On May 1, 2013, University of California at Berkeley Professor Robert Reich writes on his blog:
The Fed’s policy of keeping interest rates near zero is another form of trickle-down economic, as evidenced by Apple’s recent decision to borrow $100 billion and turn it over to its investors in the form of dividends and stock buy backs. Apple is already sitting on $145 billion but with interest rates so low, it’s cheaper to borrow. And since the richest 10 percent of Americans own 90 percent of all shares of stock (including IRA’s and 401-ks), they’re the major beneficiaries. Meanwhile, little or nothing is trickling down. The average American can’t borrow nearly at the low rates Apple can. In fact, most Americans no longer have a credit rating that allows them to borrow much of anything. And it’s not as if big companies are borrowing in order to expand and create new jobs. Apple, remember, is still sitting on $145 billion.

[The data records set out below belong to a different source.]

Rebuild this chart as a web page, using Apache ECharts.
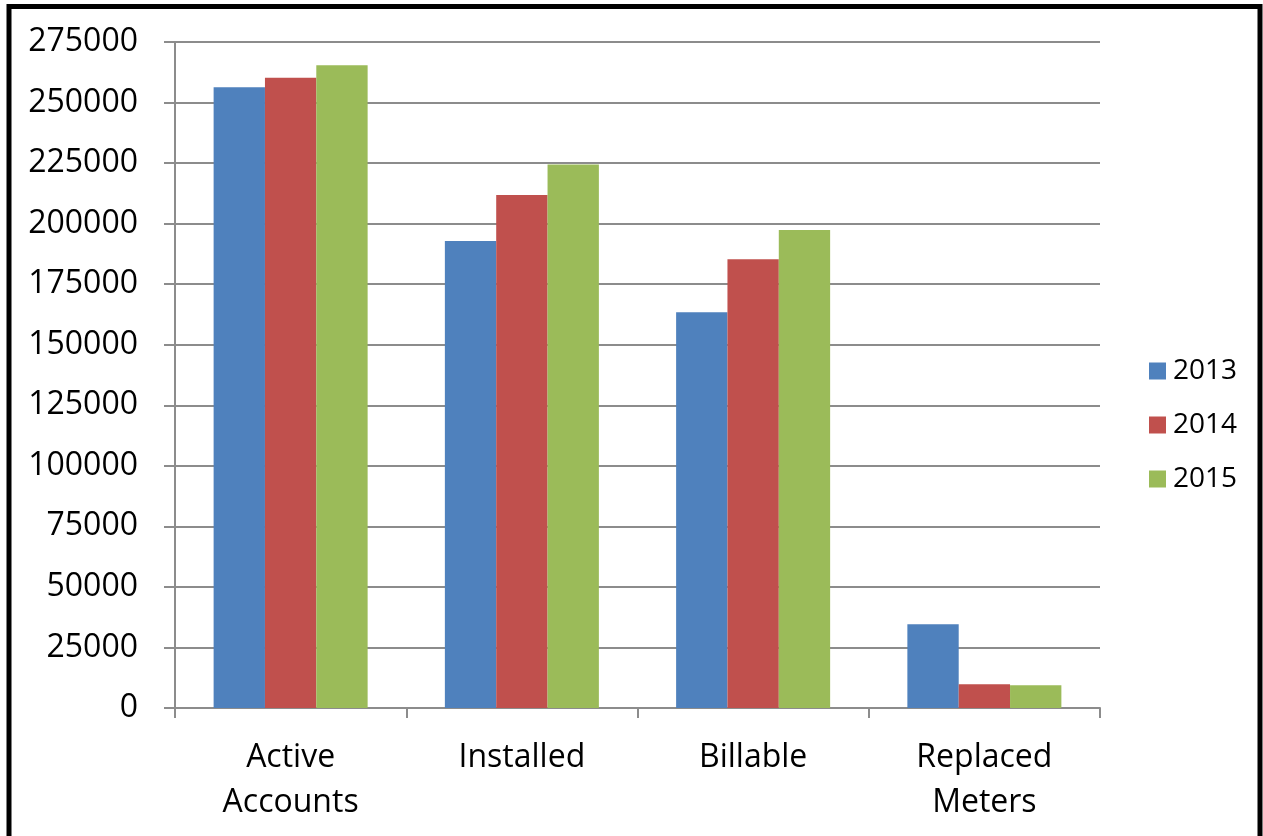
<!DOCTYPE html>
<html>
<head>
<meta charset="utf-8">
<script src="https://cdn.jsdelivr.net/npm/echarts@6/dist/echarts.min.js"></script>
<style>
  html, body { margin: 0; padding: 0; background: #fff; }
  #chart { width: 1263px; height: 836px; }
</style>
</head>
<body>
<div id="chart"></div>
<script>
// Meter and account counts by year
const categories = ['Active\nAccounts', 'Installed', 'Billable', 'Replaced\nMeters'];
const years = ['2013', '2014', '2015'];
const values2013 = [256300, 192800, 163400, 34600];
const values2014 = [260200, 211800, 185300, 9800];
const values2015 = [265400, 224400, 197400, 9400];
const colors = ['#4F81BD', '#C0504D', '#9BBB59'];

const FONT = '"Open Sans", "Liberation Sans", sans-serif';
const GRID_GREY = '#8C8C8C';

const seriesData = [values2013, values2014, values2015];

const chart = echarts.init(document.getElementById('chart'), null, { renderer: 'canvas' });

chart.setOption({
  backgroundColor: '#ffffff',
  animation: false,
  graphic: [{
    type: 'rect',
    shape: { x: 9, y: 6.5, width: 1251, height: 900 },
    style: { fill: 'none', stroke: '#000', lineWidth: 5 },
    silent: true,
    z: 100
  }],
  grid: { left: 175, right: 163, top: 42, bottom: 128 },
  legend: {
    orient: 'vertical',
    left: 1144,
    top: 352,
    itemWidth: 17,
    itemHeight: 17,
    itemGap: 26,
    icon: 'rect',
    data: years,
    textStyle: { fontFamily: FONT, fontSize: 28, color: '#000', padding: [0, 0, 0, 2] }
  },
  xAxis: {
    type: 'category',
    data: categories,
    axisLine: { lineStyle: { color: GRID_GREY, width: 2 } },
    axisTick: { show: true, length: 10, lineStyle: { color: GRID_GREY, width: 2 } },
    axisLabel: {
      fontFamily: FONT,
      fontSize: 32,
      color: '#000',
      lineHeight: 45,
      margin: 27
    }
  },
  yAxis: {
    type: 'value',
    min: 0,
    max: 275000,
    interval: 25000,
    axisLine: { show: true, lineStyle: { color: GRID_GREY, width: 2 } },
    axisTick: { show: true, length: 11, lineStyle: { color: GRID_GREY, width: 2 } },
    splitLine: { lineStyle: { color: GRID_GREY, width: 2 } },
    axisLabel: {
      fontFamily: FONT,
      fontSize: 32,
      color: '#000',
      margin: 37,
      formatter: v => String(v)
    }
  },
  series: years.map((y, i) => ({
    name: y,
    type: 'bar',
    data: seriesData[i],
    barGap: '0%',
    barCategoryGap: '33.4%',
    itemStyle: { color: colors[i] }
  }))
});
</script>
</body>
</html>
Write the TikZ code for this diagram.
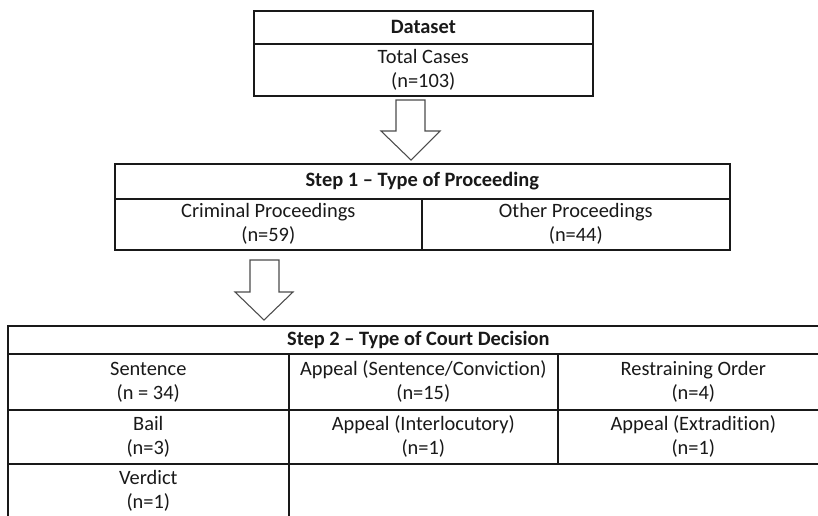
\documentclass[tikz,border=0pt]{standalone}
\usepackage{fontspec}
\setmainfont[Ligatures={TeX,NoCommon}]{Carlito}
\begin{document}
\begin{tikzpicture}[x=0.75pt,y=-0.75pt]
\tikzset{
  sz/.style 2 args={minimum width={#1*0.75pt},minimum height={#2*0.75pt}},
  cell/.style={draw=black!90,line width=1.2pt,anchor=north west,inner sep=0pt,
    align=center,font=\fontsize{15.3}{18}\selectfont,text=black!90},
  blockarrow/.style={draw=black!70,line width=0.8pt,fill=white,line join=miter}
}
\clip (0,0) rectangle (818,515);
\fill[white] (0,0) rectangle (818,515);
% Dataset
\node[cell,sz={339}{33}] (ds) at (253,10) {\bfseries Dataset};
\node[cell,sz={339}{52}] (tc) at (253,43) {Total Cases\\(n=103)};
% arrow 1
\draw[blockarrow] (396,100) -- (425,100) -- (425,131) -- (440,131) -- (411,160) -- (381,131) -- (396,131) -- cycle;
% Step 1
\node[cell,sz={615}{35}] (s1) at (114,163) {\bfseries Step 1 -- Type of Proceeding};
\node[cell,sz={307}{51}] (crim) at (114,198) {Criminal Proceedings\\(n=59)};
\node[cell,sz={308}{51}] (oth) at (421,198) {Other Proceedings\\(n=44)};
% arrow 2
\draw[blockarrow] (250,260) -- (279,260) -- (279,292) -- (293,292) -- (264,320) -- (235,292) -- (250,292) -- cycle;
% Step 2
\node[cell,sz={821}{28}] (s2) at (7,325) {\bfseries Step 2 -- Type of Court Decision};
\node[cell,sz={281}{56}] (sen) at (7,353) {Sentence\\(n = 34)};
\node[cell,sz={269}{56}] (aps) at (288,353) {Appeal (Sentence/Conviction)\\(n=15)};
\node[cell,sz={271}{56}] (ro) at (557,353) {Restraining Order\\(n=4)};
\node[cell,sz={281}{54}] (bail) at (7,409) {Bail\\(n=3)};
\node[cell,sz={269}{54}] (api) at (288,409) {Appeal (Interlocutory)\\(n=1)};
\node[cell,sz={271}{54}] (ape) at (557,409) {Appeal (Extradition)\\(n=1)};
\node[cell,sz={281}{54}] (ver) at (7,463) {Verdict\\(n=1)};
\end{tikzpicture}
\end{document}
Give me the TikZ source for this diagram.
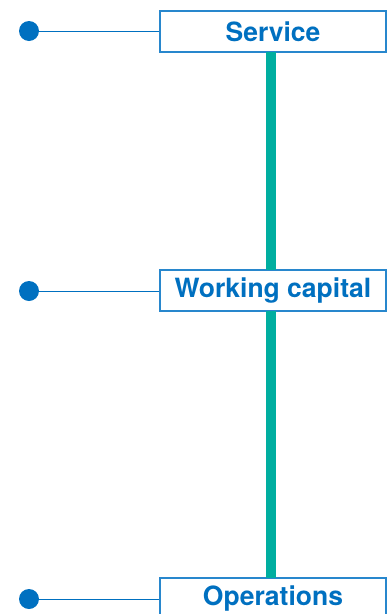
\documentclass[tikz,border=0pt]{standalone}
\usepackage{fontspec}
\setmainfont{TeX Gyre Heros}
\definecolor{tblue}{RGB}{0,112,192}
\definecolor{bblue}{RGB}{40,135,205}
\definecolor{teal1}{RGB}{0,174,160}
\begin{document}
\begin{tikzpicture}[x=1pt,y=-1pt,
  lbox/.style={draw=bblue,line width=1.4pt,fill=white,minimum width=226pt,minimum height=41pt,inner sep=0pt,
    font=\fontsize{26.5}{30}\selectfont\bfseries,text=tblue},
  dot/.style={circle,fill=tblue,minimum size=20pt,inner sep=0pt},
  link/.style={draw=tblue,line width=1pt},
  spine/.style={draw=teal1,line width=10pt}]
\useasboundingbox (0,0) rectangle (391,614);
\node[lbox] (s) at (273,31.5) {Service};
\node[lbox] (w) at (273,290.5) {Working capital};
\node[lbox] (o) at (273,598.5) {Operations};
\node[dot] (ds) at (29,31) {};
\node[dot] (dw) at (29,291) {};
\node[dot] (do) at (29,599) {};
\draw[spine] (271,52) -- (271,270);
\draw[spine] (271,311) -- (271,578);
\draw[link] (ds) -- (s.west|-ds);
\draw[link] (dw) -- (w.west|-dw);
\draw[link] (do) -- (o.west|-do);
\end{tikzpicture}
\end{document}
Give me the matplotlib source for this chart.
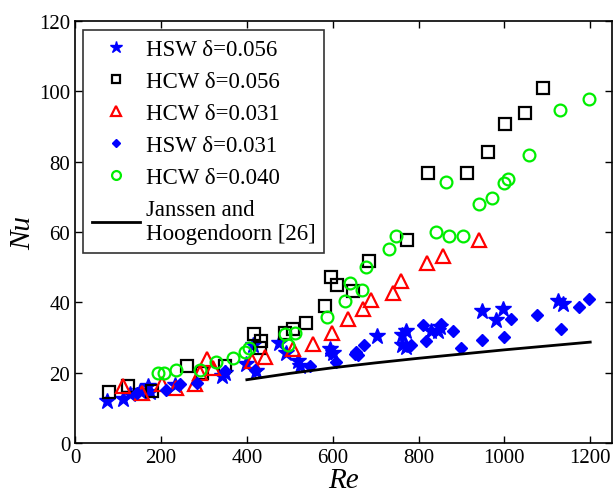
import matplotlib
matplotlib.use("Agg")
import matplotlib.pyplot as plt

# HSW delta=0.056 (blue stars)
hsw056_re = [75, 111, 128, 151, 170, 175, 232, 342, 349, 399, 414, 422, 476, 492, 519, 523,
             593, 600, 704, 762, 762, 770, 770, 829, 845, 850, 947, 981, 996, 1124, 1136]
hsw056_nu = [12, 12.5, 13.9, 14.8, 16.2, 14.5, 16.4, 19, 20, 22.4, 28, 20.5, 28.5, 25.7, 23.3, 21.9,
             26.6, 25.5, 30.4, 30.6, 28, 31.8, 27.4, 31.8, 31.8, 33, 37.5, 35.1, 38.1, 40.3, 39.6]

# HCW delta=0.056 (black squares)
hcw056_re = [79, 124, 178, 260, 295, 350, 417, 430, 434, 489, 508, 537, 583, 597, 610, 647,
             684, 772, 823, 913, 963, 1002, 1047, 1089]
hcw056_nu = [14.6, 16.2, 14.8, 21.9, 20, 22, 31.1, 27.1, 29.1, 31.3, 32.3, 34, 38.9, 47.1, 44.8, 43.1,
             51.9, 57.8, 76.8, 76.8, 82.7, 90.8, 93.9, 101]

# HCW delta=0.031 (red triangles)
hcw031_re = [112, 155, 202, 236, 279, 291, 308, 320, 411, 442, 508, 554, 599, 636, 671, 690,
             740, 760, 820, 857, 940]
hcw031_nu = [16.2, 14.1, 16.7, 15.6, 16.7, 20, 23.8, 21.4, 23.3, 24.5, 26.6, 28.2, 31.3, 35.3, 38.1, 40.6,
             42.8, 46.2, 51.1, 53.2, 57.6]

# HSW delta=0.031 (blue diamonds)
hsw031_re = [143, 212, 244, 283, 349, 419, 547, 597, 608, 651, 655, 659, 673, 783, 810, 818,
             853, 881, 898, 947, 1000, 1016, 1077, 1133, 1174, 1198]
hsw031_nu = [14.3, 15, 16.7, 17, 20.5, 20.9, 21.9, 25.7, 23, 25.2, 25.8, 24.9, 28, 28, 33.7, 29,
             33.9, 31.8, 27.1, 29.2, 30.2, 35.3, 36.4, 32.3, 38.6, 41]

# HCW delta=0.040 (green circles)
hcw040_re = [192, 207, 236, 291, 328, 368, 395, 405, 488, 496, 512, 587, 628, 641, 668, 677,
             731, 747, 841, 864, 872, 904, 940, 971, 1000, 1009, 1058, 1129, 1196]
hcw040_nu = [19.8, 19.8, 20.7, 20.9, 23.1, 24.2, 25.8, 27.1, 31.1, 28, 31.3, 35.8, 40.5, 45.5, 43.4, 50,
             55.2, 59, 60.1, 74.2, 58.9, 58.9, 68.1, 69.8, 74, 75, 82, 94.7, 97.8]

# Janssen and Hoogendoorn correlation
jh_re = [400, 500, 600, 700, 800, 900, 1000, 1100, 1200]
jh_nu = [18, 19.8, 21.4, 22.8, 24.1, 25.3, 26.5, 27.6, 28.7]

plt.rcParams['font.family'] = ['Liberation Serif', 'DejaVu Serif']

fig = plt.figure(figsize=(6.16, 5.02), dpi=100)
ax = fig.add_axes([0.122, 0.1155, 0.871, 0.8405])

ax.plot(hsw056_re, hsw056_nu, ls='none', marker='*', ms=12, color='#0000ff', mec='#0000ff',
        label='HSW δ=0.056')
ax.plot(hcw056_re, hcw056_nu, ls='none', marker='s', ms=8, mfc='none', mec='black', mew=1.6,
        label='HCW δ=0.056')
ax.plot(hcw031_re, hcw031_nu, ls='none', marker='^', ms=10, mfc='none', mec='#ff0000', mew=1.6,
        label='HCW δ=0.031')
ax.plot(hsw031_re, hsw031_nu, ls='none', marker='D', ms=6, color='#0000ff', mec='#0000ff',
        label='HSW δ=0.031')
ax.plot(hcw040_re, hcw040_nu, ls='none', marker='o', ms=8.5, mfc='none', mec='#00ee00', mew=1.6,
        label='HCW δ=0.040')
ax.plot(jh_re, jh_nu, color='black', lw=2, label='Janssen and\nHoogendoorn [26]')

ax.set_xlim(0, 1250)
ax.set_ylim(0, 120)
ax.set_xticks(range(0, 1201, 200))
ax.set_yticks(range(0, 121, 20))
ax.tick_params(direction='in', top=True, right=True, labelsize=15, length=5, width=1)
for s in ax.spines.values():
    s.set_linewidth(1.2)

ax.set_xlabel('Re', fontsize=21, style='italic', labelpad=0)
ax.set_ylabel('Nu', fontsize=21, style='italic', labelpad=2)

leg = ax.legend(loc='upper left', fontsize=16.5, frameon=True, fancybox=False,
                edgecolor='black', handlelength=2.1, borderpad=0.38, labelspacing=0.48,
                handletextpad=0.25, markerscale=0.75, borderaxespad=0,
                bbox_to_anchor=(0.015, 0.978))
leg.get_frame().set_linewidth(1.2)

fig.savefig('out.png', dpi=100)
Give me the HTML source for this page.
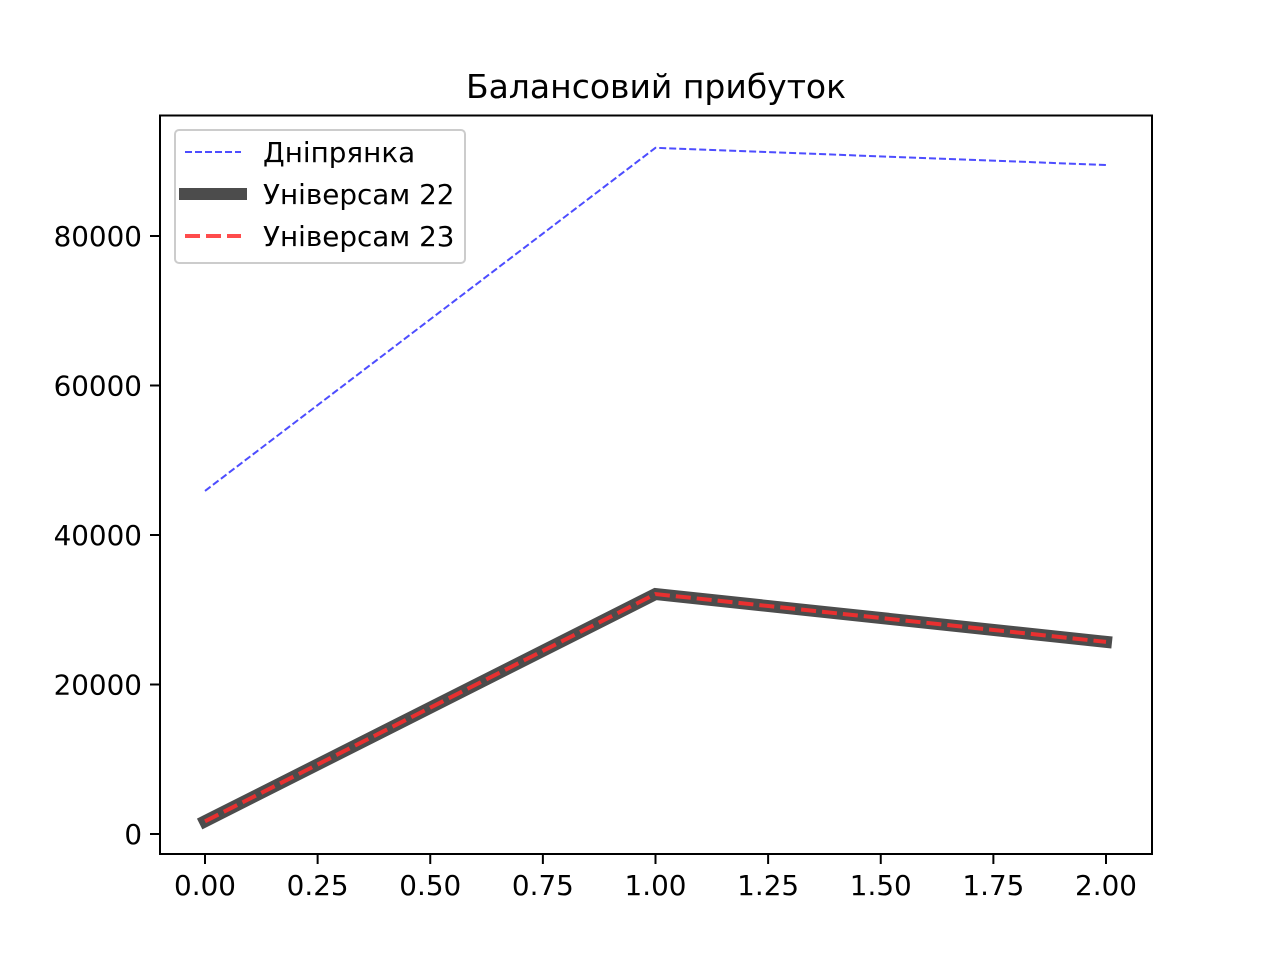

Robert Reich should be advocating binary economics, whose basic principle is to make access to productive capital asset investments available to people who would not otherwise have the means to do so. A policy aimed at significantly broadening the base of private, individual ownership of FUTURE productive capital assets would be of greater proportional benefit to those at the lower end of the income distribution, which is composed of households without significant wealth assets and whose “wealth” may consist of some equity in a house if they are fortunate. Underwriting access to individual productive capital acquisition would allow persons in low-wage employment to build up significant income-producing assets over time, and serve as a countervailing force against the declining real value of income they derive from employment. It would represent a positive step toward reversing a trend toward ever more severe income inequality and significantly multiply the potential for build wealth among the middle class and poor. The result would be to reduce economic inequality and ease growing demands on public taxpayer-supported welfare support (open and disguised), including the growing demands on public social security retirement systems.